Air Products- Motiva Enter Deal - Analyst Blog
August 10 2011 - 4:30AM
Zacks
Air Products &
Chemicals Inc. (APD) entered a long-term agreement with
Motiva Enterprises LLC for an additional supply of hydrogen to be
used by Motiva's Convent, Louisiana refinery.
The hydrogen is used by refiners to
make cleaner transportation fuels and other petroleum products from
heavier, sour crude feedstocks.
Air Products will build a 110
million-standard-cubic-feet/day hydrogen plant in Louisiana to
supply refineries owned by Motiva and Marathon Ashland Petroleum
(MAP). The hydrogen plant will be constructed at Motiva's
225,000-b/d Convent refinery and will supply MAP's 255,000-b/d
Garyville refinery via pipeline.
The hydrogen supply, which has
already commenced, is from Air Products' industry-leading Gulf
Coast hydrogen pipeline supply network that serves multiple
refinery and petrochemical companies in the region.
Currently, Air Products operates
hydrogen pipelines in both Texas and Louisiana. Work is
underway to connect the two systems for making it the world's
largest hydrogen plant and pipeline supply network.
Air Products is working toward
enhancing its hydrogen pipeline supply capability in the Gulf
Coast. In October 2010, the company announced plans to build a new
180-mile long pipeline, which will connect its Texas hydrogen
system to the Louisiana hydrogen system.
The new Gulf Coast hydrogen
pipeline network is expected to be operational in 2012. The new
pipeline extension will connect Air Products' Texas hydrogen system
to the Louisiana hydrogen system.
Once completed, Air Products'
hydrogen pipeline supply network will stretch from the Houston Ship
Channel in Texas to New Orleans, creating the world's largest
hydrogen plant and pipeline supply network.
This integrated pipeline system
will unite over 20 hydrogen plants and over 600 miles of
pipelines.
Recently, Air Products reported
third-quarter fiscal 2011 EPS of $1.46 versus $1.17 in the
year-earlier quarter, in line with the Zacks Consensus Estimate of
$1.46. The results exclude a 4-cent gain in discontinued operations
recognizing a tax benefit from the sale of the company's U.S.
healthcare operations in 2009.
Net sales amounted to $2.6 billion
versus $2.3 billion in the prior-year quarter, moving ahead of the
Zacks Consensus Estimate of $2.5 billion. The improved results were
mainly driven by higher volumes in the Electronics and Performance
Materials and Tonnage Gases segments.
The company witnessed strong volume
growth across a number of businesses mainly in the Asia Merchant
business and the energy and electronics markets. However, U.S. and
Europe Merchant businesses witnessed slower growth.

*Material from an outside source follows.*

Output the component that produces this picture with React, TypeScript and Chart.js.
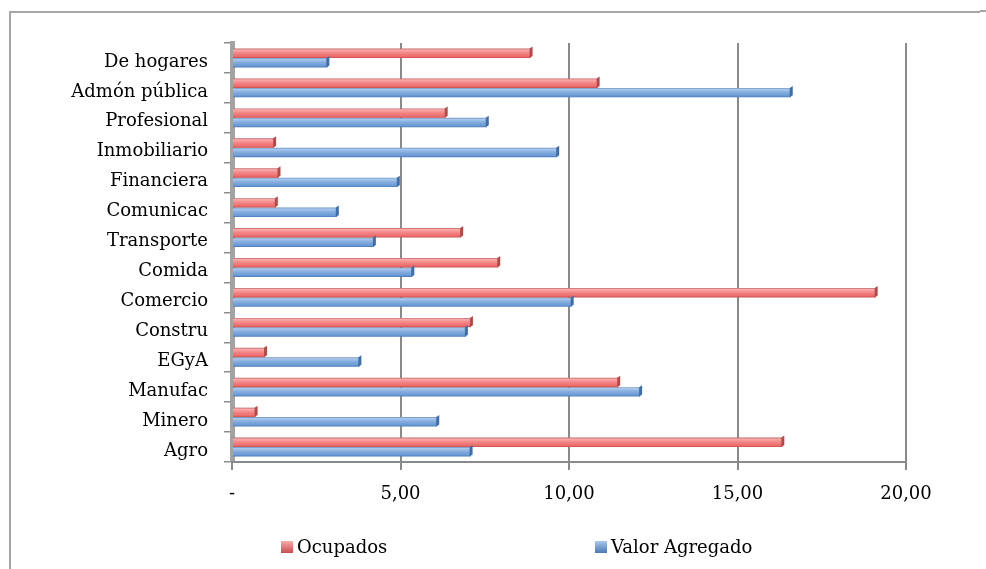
import { useEffect, useRef } from 'react';
import { Chart, registerables } from 'chart.js';

Chart.register(...registerables);

const categories = [
  'De hogares',
  'Admón pública',
  'Profesional',
  'Inmobiliario',
  'Financiera',
  'Comunicac',
  'Transporte',
  'Comida',
  'Comercio',
  'Constru',
  'EGyA',
  'Manufac',
  'Minero',
  'Agro',
];
const ocupados = [8.86, 10.85, 6.34, 1.25, 1.38, 1.3, 6.8, 7.9, 19.1, 7.09, 0.98, 11.46, 0.7, 16.33];
const valorAgregado = [2.83, 16.58, 7.56, 9.65, 4.92, 3.11, 4.21, 5.35, 10.08, 6.94, 3.78, 12.11, 6.09, 7.08];
const seriesNames = ['Ocupados', 'Valor Agregado'];
const xTickValues = [0, 5, 10, 15, 20];
const xTickLabels = ['-', '5,00', '10,00', '15,00', '20,00'];

const CAT_PCT = 0.63;
const FONT = '"DejaVu Serif", serif';

const palettes = [
  { stops: ['#C26262', '#F9ABAB', '#F38888', '#EC6A6A', '#C44E4C'], cap: '#B24A48' },
  { stops: ['#6A90C2', '#ABC8EB', '#86AEDF', '#6898D3', '#4879B8'], cap: '#3F6DA8' },
];

function makeFill(dsIndex: number) {
  return (ctx: any) => {
    const chart = ctx.chart;
    const y = chart.scales?.y;
    const pal = palettes[dsIndex];
    if (!y || typeof ctx.dataIndex !== 'number') return pal.stops[2];
    const catW = (y.bottom - y.top) / categories.length;
    const center = y.getPixelForValue(ctx.dataIndex);
    if (!Number.isFinite(catW) || !Number.isFinite(center) || catW <= 0) return pal.stops[2];
    const bh = (catW * CAT_PCT) / 2;
    const top = center - (catW * CAT_PCT) / 2 + dsIndex * bh;
    const g = chart.ctx.createLinearGradient(0, top, 0, top + bh);
    g.addColorStop(0, pal.stops[0]);
    g.addColorStop(0.15, pal.stops[1]);
    g.addColorStop(0.45, pal.stops[2]);
    g.addColorStop(0.85, pal.stops[3]);
    g.addColorStop(1, pal.stops[4]);
    return g;
  };
}

const framePlugin = {
  id: 'frame',
  beforeDraw(chart: any) {
    const c = chart.ctx;
    c.save();
    c.fillStyle = '#fff';
    c.fillRect(0, 0, chart.width, chart.height);
    c.strokeStyle = '#a6a6a6';
    c.lineWidth = 2;
    c.beginPath();
    c.moveTo(10, chart.height);
    c.lineTo(10, 12);
    c.lineTo(980, 12);
    c.stroke();
    c.beginPath();
    c.moveTo(980, 11);
    c.lineTo(chart.width, 11);
    c.stroke();
    c.restore();
  },
};

const capPlugin = {
  id: 'barCaps',
  afterDatasetsDraw(chart: any) {
    const c = chart.ctx;
    chart.data.datasets.forEach((_: any, di: number) => {
      const meta = chart.getDatasetMeta(di);
      meta.data.forEach((el: any) => {
        const h = el.height;
        if (!Number.isFinite(el.x) || !Number.isFinite(h)) return;
        c.save();
        c.fillStyle = palettes[di].cap;
        c.beginPath();
        c.moveTo(el.x - 1, el.y - h / 2);
        c.lineTo(el.x + 2, el.y - h / 2 - 2);
        c.lineTo(el.x + 2, el.y + h / 2 - 2);
        c.lineTo(el.x - 1, el.y + h / 2);
        c.closePath();
        c.fill();
        c.restore();
      });
    });
  },
};

const legendPlugin = {
  id: 'customLegend',
  afterDraw(chart: any) {
    const c = chart.ctx;
    const items = [
      { box: 281, text: 297 },
      { box: 595, text: 611 },
    ];
    c.save();
    c.font = `18px ${FONT}`;
    c.textBaseline = 'middle';
    c.textAlign = 'left';
    chart.data.datasets.forEach((ds: any, i: number) => {
      const it = items[i];
      const g = c.createLinearGradient(0, 541, 0, 553);
      g.addColorStop(0, palettes[i].stops[1]);
      g.addColorStop(1, palettes[i].stops[4]);
      c.fillStyle = g;
      c.fillRect(it.box, 541, 12, 12);
      c.fillStyle = '#000';
      c.fillText(ds.label, it.text, 548);
    });
    c.restore();
  },
};

export default function App() {
  const ref = useRef<HTMLCanvasElement>(null);
  useEffect(() => {
    if (!ref.current) return;
    Chart.defaults.font.family = FONT;
    const chart = new Chart(ref.current, {
      type: 'bar',
      data: {
        labels: categories,
        datasets: [
          { label: seriesNames[0], data: ocupados, backgroundColor: makeFill(0) as any },
          { label: seriesNames[1], data: valorAgregado, backgroundColor: makeFill(1) as any },
        ],
      },
      options: {
        indexAxis: 'y',
        animation: false,
        responsive: false,
        maintainAspectRatio: false,
        layout: { padding: { left: 10, top: 43, right: 80, bottom: 0 } },
        datasets: { bar: { categoryPercentage: CAT_PCT, barPercentage: 1, borderWidth: 0 } },
        plugins: { legend: { display: false }, tooltip: { enabled: false } },
        scales: {
          y: {
            type: 'category',
            grid: {
              display: true,
              drawOnChartArea: false,
              offset: true,
              tickLength: 8,
              color: '#8c8c8c',
              lineWidth: 1.5,
            },
            border: { display: true, color: '#a3a3a3', width: 5 },
            ticks: { color: '#000', padding: 16, labelOffset: 4, font: { size: 18, family: FONT } },
            afterFit: (s: any) => {
              s.width = 222;
            },
          },
          x: {
            type: 'linear',
            min: 0,
            max: 20,
            ticks: {
              stepSize: 5,
              color: '#000',
              padding: 14,
              maxRotation: 0,
              font: { size: 18, family: FONT },
              callback: (v: any) => {
                const i = xTickValues.indexOf(Number(v));
                return i >= 0 ? xTickLabels[i] : '';
              },
            },
            grid: { color: '#8a8a8a', lineWidth: 2, tickLength: 8 },
            border: { display: true, color: '#8a8a8a', width: 2 },
            afterFit: (s: any) => {
              s.height = 107;
            },
          },
        },
      },
      plugins: [framePlugin, capPlugin, legendPlugin],
    });
    return () => chart.destroy();
  }, []);

  return (
    <div style={{ position: 'fixed', left: 0, top: 0, width: 986, height: 569, overflow: 'hidden', background: '#fff' }}>
      <canvas
        ref={ref}
        width={986}
        height={569}
        style={{ position: 'absolute', left: 0, top: 0, width: 986, height: 569, display: 'block' }}
      />
    </div>
  );
}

For the quarter ahead, the company
forecasts strong revenue growth in the Tonnage, and Electronics and
Performance Materials segments. The company also expects to improve
margins in the next quarter based on the actions it is undertaking
to improve Merchant segment performance.
Management expects fourth-quarter
EPS between $1.48 and $1.53. The company raised the full fiscal
year EPS guidance to $5.70–$5.75 from $5.65 – $5.75.
Based in Pennsylvania, Air Products
benefits from a long-term take-or-pay contract, a consolidated
industry structure, a diverse customer base and sustained pricing
power. However, soaring energy and raw material costs pose a threat
to margin expansion.
In order to compensate for
escalating raw material costs, Air Products has been increasing the
price for a range of chemicals it manufactures for industrial use.
Air Products faces stiff competition from Praxair
Inc. (PX) and The Linde Group.
We currently have a Zacks #3 Rank
(short-term Hold recommendation) on the stock.